Opening at the funeral of schoolboy Darren Mullet (Calvin Dean), we quickly learn he wasn’t exactly part of the cool crowd. In fact, he wasn’t really part of any cliques, he was one of those invisible kids that no-one really knew, or cared about for that matter. That’s not the case for Bradley (Alex Pettyfer) and his tribe (Tom Hopper, Georgia King, April Pearson and Larissa Wilson – notably the latter pair both starred in Skins) though, who made Mullet’s life a living hell, bullying him to such a degree that he ended up killing himself.
Everyone is aware this is the case, except for innocent head girl Justine (Tuppence Middleton), but Mullet’s loner buddy, Jason (Olly Alexander), is the only one brave (or is that stupid?) enough to vocalize it. His efforts are useless though, as Justine is quickly swept away from her Keira Knightley-obsessed friends (played by Mary Nighy and Ruby Bentall), semi-accepted by the in-crowd when she’s invited to a party in ‘honour’ of Mullet by class hottie Alexis (Dimitri Leonidas).
Things quickly develop between the pair and Justine becomes entranced by the idea of having some fun (and losing her virginity) before she disappears off to Oxford where she’s been accepted to read Law. However, bespectacled Jason just wont let matters lie, and insists on giving Justine the suicide note Mullet wrote for her, confirming not only that the bullies are to blame for his death but also that he adored her from afar, and so he’ll watch over her like a guardian angel.

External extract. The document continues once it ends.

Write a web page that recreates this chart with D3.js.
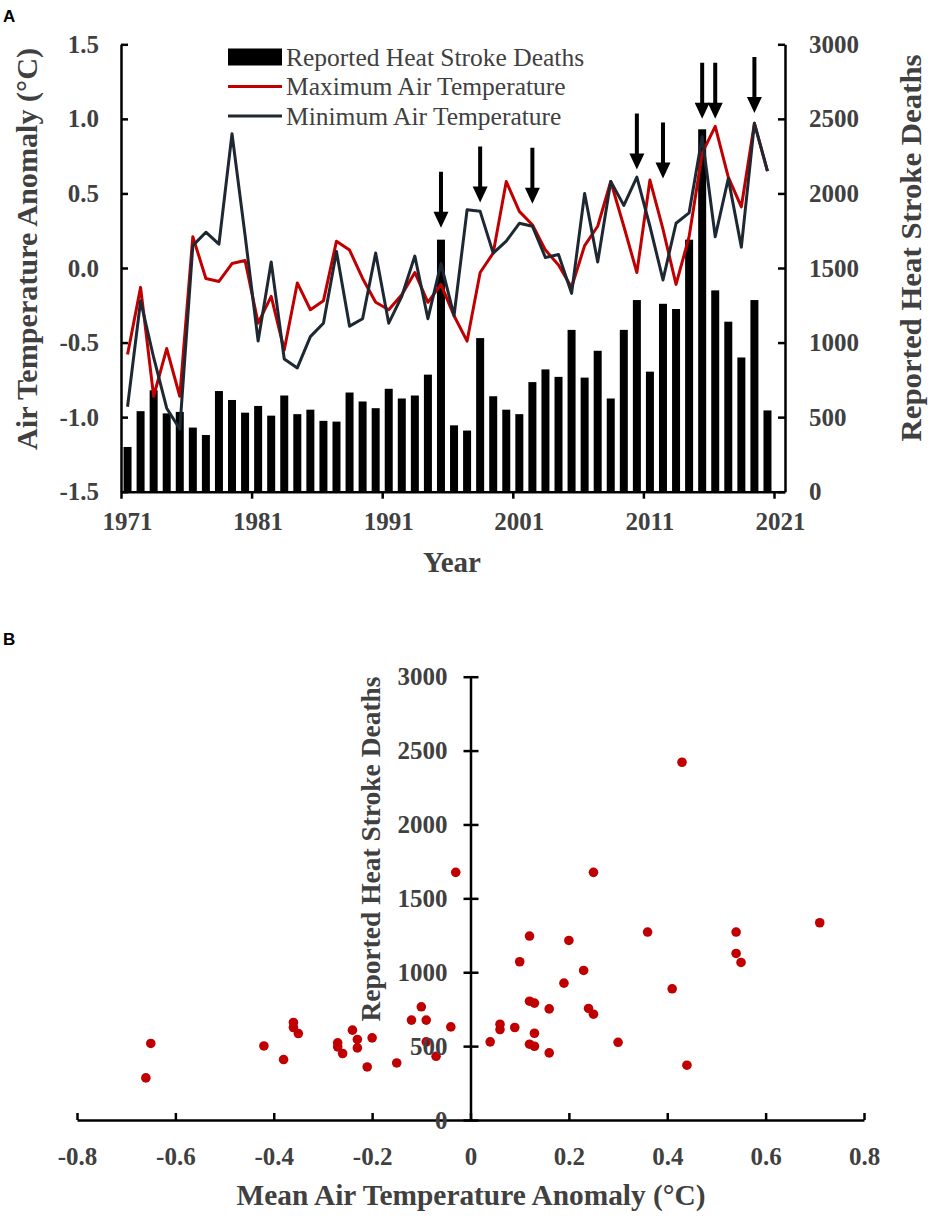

Understandably this gives her the creeps, particularly since she just cannot recall who he was, and his ‘presence’ in corridors, empty bathrooms and the like doesn’t help with this unease. This is a feeling matched by the rest of her new crowd when they all start getting these weird death-threat text messages from his phone. Soon after their numbers begin to dwindle, rapidly…

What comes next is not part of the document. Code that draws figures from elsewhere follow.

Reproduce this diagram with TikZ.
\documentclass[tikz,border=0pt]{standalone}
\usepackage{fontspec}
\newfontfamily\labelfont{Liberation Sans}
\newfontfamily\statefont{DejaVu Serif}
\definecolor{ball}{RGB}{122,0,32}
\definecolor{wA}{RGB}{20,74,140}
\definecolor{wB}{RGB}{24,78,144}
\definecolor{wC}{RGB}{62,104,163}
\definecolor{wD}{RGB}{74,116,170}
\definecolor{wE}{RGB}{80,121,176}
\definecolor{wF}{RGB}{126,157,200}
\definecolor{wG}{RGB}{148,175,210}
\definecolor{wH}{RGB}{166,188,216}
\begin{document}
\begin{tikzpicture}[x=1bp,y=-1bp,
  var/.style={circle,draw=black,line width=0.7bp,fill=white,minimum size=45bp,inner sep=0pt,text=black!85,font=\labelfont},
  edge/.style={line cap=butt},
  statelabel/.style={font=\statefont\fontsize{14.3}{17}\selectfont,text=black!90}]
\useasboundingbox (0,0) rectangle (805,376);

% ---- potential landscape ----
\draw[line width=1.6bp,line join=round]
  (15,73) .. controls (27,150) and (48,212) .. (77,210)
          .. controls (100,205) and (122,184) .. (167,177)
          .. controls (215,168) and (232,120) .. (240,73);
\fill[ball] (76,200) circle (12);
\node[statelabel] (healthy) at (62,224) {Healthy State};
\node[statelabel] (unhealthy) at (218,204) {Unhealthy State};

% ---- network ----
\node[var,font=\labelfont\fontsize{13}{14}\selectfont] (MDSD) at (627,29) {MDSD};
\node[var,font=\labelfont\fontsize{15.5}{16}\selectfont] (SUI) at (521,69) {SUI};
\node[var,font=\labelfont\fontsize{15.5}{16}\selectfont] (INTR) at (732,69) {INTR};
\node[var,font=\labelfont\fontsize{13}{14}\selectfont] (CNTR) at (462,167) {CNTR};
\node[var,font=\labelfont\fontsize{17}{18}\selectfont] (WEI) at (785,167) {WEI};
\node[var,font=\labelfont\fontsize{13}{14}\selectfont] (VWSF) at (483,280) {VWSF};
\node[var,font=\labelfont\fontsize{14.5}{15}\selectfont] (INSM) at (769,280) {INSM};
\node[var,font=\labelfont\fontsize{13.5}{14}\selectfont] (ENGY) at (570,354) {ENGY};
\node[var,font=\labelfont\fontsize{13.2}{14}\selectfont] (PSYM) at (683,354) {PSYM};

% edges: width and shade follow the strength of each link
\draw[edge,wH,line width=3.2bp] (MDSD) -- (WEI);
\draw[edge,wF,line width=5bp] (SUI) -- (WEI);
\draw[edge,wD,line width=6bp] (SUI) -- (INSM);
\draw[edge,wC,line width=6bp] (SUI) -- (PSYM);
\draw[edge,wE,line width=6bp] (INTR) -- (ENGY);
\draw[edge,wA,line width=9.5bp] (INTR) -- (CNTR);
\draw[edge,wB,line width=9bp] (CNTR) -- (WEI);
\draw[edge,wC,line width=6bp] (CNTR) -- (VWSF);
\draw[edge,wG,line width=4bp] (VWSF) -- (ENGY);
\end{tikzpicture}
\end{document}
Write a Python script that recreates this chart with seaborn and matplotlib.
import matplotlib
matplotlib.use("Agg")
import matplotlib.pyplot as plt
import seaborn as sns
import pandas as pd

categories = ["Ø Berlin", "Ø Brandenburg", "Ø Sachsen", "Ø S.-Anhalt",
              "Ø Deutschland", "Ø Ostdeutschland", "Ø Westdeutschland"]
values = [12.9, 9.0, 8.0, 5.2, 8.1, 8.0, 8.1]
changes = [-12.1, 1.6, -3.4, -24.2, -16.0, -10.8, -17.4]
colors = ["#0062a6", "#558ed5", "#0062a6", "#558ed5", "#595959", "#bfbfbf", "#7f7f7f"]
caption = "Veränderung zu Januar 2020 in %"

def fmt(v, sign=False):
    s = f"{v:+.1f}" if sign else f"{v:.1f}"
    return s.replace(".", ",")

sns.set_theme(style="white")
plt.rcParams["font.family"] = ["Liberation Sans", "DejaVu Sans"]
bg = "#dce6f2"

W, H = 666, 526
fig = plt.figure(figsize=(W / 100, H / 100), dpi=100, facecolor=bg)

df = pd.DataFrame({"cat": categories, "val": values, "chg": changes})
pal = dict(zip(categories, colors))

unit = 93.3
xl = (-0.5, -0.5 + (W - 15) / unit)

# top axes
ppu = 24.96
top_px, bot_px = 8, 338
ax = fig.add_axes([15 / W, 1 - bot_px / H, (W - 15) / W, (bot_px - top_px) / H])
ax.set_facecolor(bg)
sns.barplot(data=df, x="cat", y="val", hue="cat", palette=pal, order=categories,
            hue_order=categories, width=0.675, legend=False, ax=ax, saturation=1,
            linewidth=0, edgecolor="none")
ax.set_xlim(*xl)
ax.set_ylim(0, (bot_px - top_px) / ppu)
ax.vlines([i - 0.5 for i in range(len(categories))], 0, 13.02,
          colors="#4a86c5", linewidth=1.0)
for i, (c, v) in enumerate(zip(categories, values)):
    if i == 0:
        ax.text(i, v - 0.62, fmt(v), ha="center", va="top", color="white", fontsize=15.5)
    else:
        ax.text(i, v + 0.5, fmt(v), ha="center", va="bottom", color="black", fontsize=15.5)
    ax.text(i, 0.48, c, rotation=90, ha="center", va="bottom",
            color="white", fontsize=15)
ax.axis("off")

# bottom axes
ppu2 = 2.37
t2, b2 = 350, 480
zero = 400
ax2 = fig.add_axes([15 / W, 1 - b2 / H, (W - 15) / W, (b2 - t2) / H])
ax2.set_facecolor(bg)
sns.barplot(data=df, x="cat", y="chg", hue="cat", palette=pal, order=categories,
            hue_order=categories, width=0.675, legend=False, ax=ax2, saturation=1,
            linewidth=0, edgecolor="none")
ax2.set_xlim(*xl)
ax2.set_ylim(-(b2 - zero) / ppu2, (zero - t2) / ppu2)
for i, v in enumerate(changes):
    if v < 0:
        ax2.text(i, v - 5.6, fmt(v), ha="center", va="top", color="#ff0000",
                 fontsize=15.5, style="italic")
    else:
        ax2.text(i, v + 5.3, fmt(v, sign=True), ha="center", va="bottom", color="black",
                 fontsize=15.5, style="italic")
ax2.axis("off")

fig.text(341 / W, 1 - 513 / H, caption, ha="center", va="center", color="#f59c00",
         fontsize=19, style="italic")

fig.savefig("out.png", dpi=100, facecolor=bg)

Perhaps Mullet (or Shrek as he’s affectionately referred to) isn’t quite as dead as we were all led to believe. No, he’s the “zombie ghost thing” and he’s on one hell of a mission: to destroy all that led to his demise. Trouble is now his beloved has gone and popped her cherry with Alexis, one of the fellas on his list, will his promise to watch over her remain the same or is her fate already sealed?
This is all fairly predictable fodder for anyone that’s a fan of films of this genre. You’ve only got to look at Scream (Wes Craven), and it gives you the formula: beautiful young cast put under threat by a mystery source, their fates all sealed from the beginning, all except the pure heroine – but only if she can remain ‘honourable’. Indeed, Tormented isn’t exactly refreshing in its approach to the genre, and its writer (Stephen Prentice) and director are keen to cite their adherence to the tried and tested formula, although they’ve added more elements of humour than one might usually expect.

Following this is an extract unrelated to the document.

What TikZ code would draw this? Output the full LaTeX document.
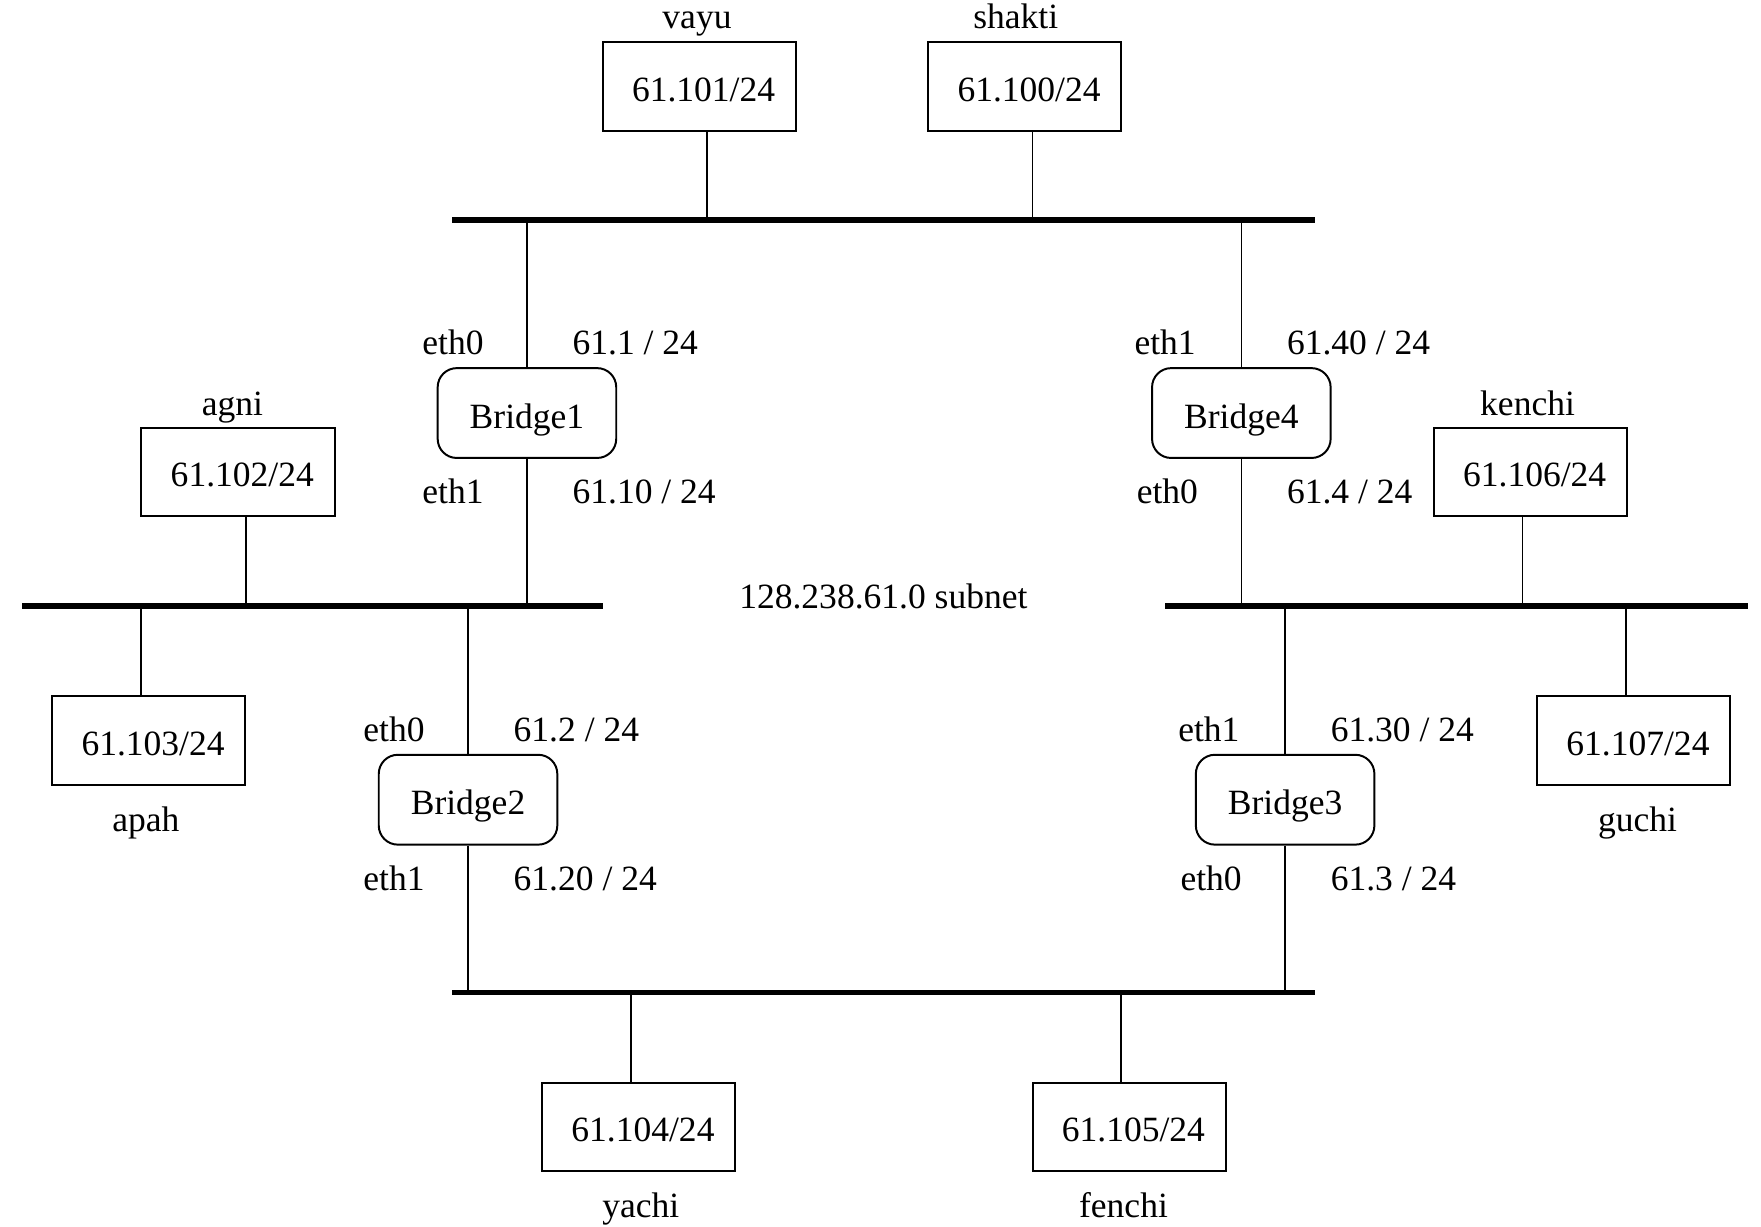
\documentclass[tikz,border=0pt]{standalone}
\usepackage{fontspec}
\setmainfont{Liberation Serif}
\usepackage{tikz}
\usetikzlibrary{calc}

\begin{document}
\begin{tikzpicture}[
            x=0.01cm, y=-0.01cm,
            font=\fontsize{9}{11}\selectfont,
            host/.style={rectangle, draw, minimum width=1.72cm, minimum height=0.79cm, inner sep=0pt, line width=0.5pt, text height=7.4pt, text depth=0pt, execute at begin node={\hspace*{2.2pt}}},
            bridge/.style={rectangle, draw, rounded corners=0.17cm, minimum width=1.59cm, minimum height=0.8cm, inner sep=0pt, line width=0.5pt, text height=7.6pt, text depth=0pt},
            hostname/.style={anchor=base, inner sep=0pt},
            portl/.style={anchor=base east, inner sep=0pt},
            portr/.style={anchor=base west, inner sep=0pt},
            bus/.style={line width=1.35pt},
            tap/.style={line width=0.4pt}
        ]
            \useasboundingbox (0,0) rectangle (1569,1093);

            % Hosts
            \node[host] (vayu) at (623,77) {61.101/24};
            \node[host] (shakti) at (913,77) {61.100/24};
            \node[host] (agni) at (212,420.5) {61.102/24};
            \node[host] (kenchi) at (1363.5,420.5) {61.106/24};
            \node[host] (apah) at (132.5,660) {61.103/24};
            \node[host] (guchi) at (1455.5,660) {61.107/24};
            \node[host] (yachi) at (569,1004) {61.104/24};
            \node[host] (fenchi) at (1006,1004) {61.105/24};

            % Host names
            \node[hostname] (vayuname) at (621,25) {vayu};
            \node[hostname] (shaktiname) at (905,25) {shakti};
            \node[hostname] (agniname) at (207,370) {agni};
            \node[hostname] (kenchiname) at (1361,370) {kenchi};
            \node[hostname] (apahname) at (130,741) {apah};
            \node[hostname] (guchiname) at (1459,741) {guchi};
            \node[hostname] (yachiname) at (571,1085) {yachi};
            \node[hostname] (fenchiname) at (1001,1085) {fenchi};

            % Bridges
            \node[bridge] (br1) at (469.5,368) {Bridge1};
            \node[bridge] (br4) at (1106,368) {Bridge4};
            \node[bridge] (br2) at (417,712.5) {Bridge2};
            \node[bridge] (br3) at (1145,712.5) {Bridge3};

            % Ports
            \node[portl] (br1eth0) at ($(br1.north)+(-38,-11)$) {eth0};
            \node[portr] (br1ip0) at ($(br1.north)+(40,-11)$) {61.1 / 24};
            \node[portl] (br1eth1) at ($(br1.south)+(-38,40)$) {eth1};
            \node[portr] (br1ip1) at ($(br1.south)+(40,40)$) {61.10 / 24};
            \node[portl] (br4eth1) at ($(br4.north)+(-40,-11)$) {eth1};
            \node[portr] (br4ip1) at ($(br4.north)+(40,-11)$) {61.40 / 24};
            \node[portl] (br4eth0) at ($(br4.south)+(-38,40)$) {eth0};
            \node[portr] (br4ip0) at ($(br4.south)+(40,40)$) {61.4 / 24};
            \node[portl] (br2eth0) at ($(br2.north)+(-38,-11)$) {eth0};
            \node[portr] (br2ip0) at ($(br2.north)+(40,-11)$) {61.2 / 24};
            \node[portl] (br2eth1) at ($(br2.south)+(-38,40)$) {eth1};
            \node[portr] (br2ip1) at ($(br2.south)+(40,40)$) {61.20 / 24};
            \node[portl] (br3eth1) at ($(br3.north)+(-40,-11)$) {eth1};
            \node[portr] (br3ip1) at ($(br3.north)+(40,-11)$) {61.30 / 24};
            \node[portl] (br3eth0) at ($(br3.south)+(-38,40)$) {eth0};
            \node[portr] (br3ip0) at ($(br3.south)+(40,40)$) {61.3 / 24};

            \node[anchor=base west, inner sep=0pt] (subnet) at (658,542) {128.238.61.0 subnet};

            % Buses
            \coordinate (topL) at (403,196);
            \coordinate (topR) at (1172,196);
            \coordinate (leftL) at (20,540);
            \coordinate (leftR) at (537,540);
            \coordinate (rightL) at (1038,540);
            \coordinate (rightR) at (1557,540);
            \coordinate (botL) at (403,884);
            \coordinate (botR) at (1172,884);
            \draw[bus] (topL) -- (topR);
            \draw[bus] (leftL) -- (leftR);
            \draw[bus] (rightL) -- (rightR);
            \draw[bus] (botL) -- (botR);

            % Taps
            \coordinate (vayutap) at ($(vayu.south)+(7,0)$);
            \coordinate (shaktitap) at ($(shakti.south)+(7,0)$);
            \coordinate (agnitap) at ($(agni.south)+(7,0)$);
            \coordinate (kenchitap) at ($(kenchi.south)+(-7,0)$);
            \coordinate (apahtap) at ($(apah.north)+(-7,0)$);
            \coordinate (guchitap) at ($(guchi.north)+(-7,0)$);
            \coordinate (yachitap) at ($(yachi.north)+(-7,0)$);
            \coordinate (fenchitap) at ($(fenchi.north)+(-7,0)$);
            \draw[tap] (vayutap) -- (vayutap |- topL);
            \draw[tap] (shaktitap) -- (shaktitap |- topL);
            \draw[tap] (agnitap) -- (agnitap |- leftL);
            \draw[tap] (kenchitap) -- (kenchitap |- rightL);
            \draw[tap] (apahtap) -- (apahtap |- leftL);
            \draw[tap] (guchitap) -- (guchitap |- rightL);
            \draw[tap] (yachitap) -- (yachitap |- botL);
            \draw[tap] (fenchitap) -- (fenchitap |- botL);

            \draw[tap] (br1) -- (br1 |- topL);
            \draw[tap] (br1) -- (br1 |- leftL);
            \draw[tap] (br4) -- (br4 |- topL);
            \draw[tap] (br4) -- (br4 |- rightL);
            \draw[tap] (br2) -- (br2 |- leftL);
            \draw[tap] (br2) -- (br2 |- botL);
            \draw[tap] (br3) -- (br3 |- rightL);
            \draw[tap] (br3) -- (br3 |- botL);

        \end{tikzpicture}
\end{document}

Certainly, in this regard, Tormented struggles with where to position itself, which can seem a little jarring. This is especially true of Mullet’s character; are we meant to find him menacing or comedic? (Dean’s similarity in appearance to that of James Corden hardly helps matters). I don’t think this had been quite figured out in the boardroom and, at times, it shows.
Nevertheless it didn’t have me groaning (and I mean that in the boredom sense, thank-you) like some of its contemporaries. Sure some of the dialogue is a little naff, and the storyline is a little unsuprising (albeit with a twist at the end) but such a film holds no pretensions to be anything more, does it?
C+ - An anti-bullying campaign in film form if ever I saw one.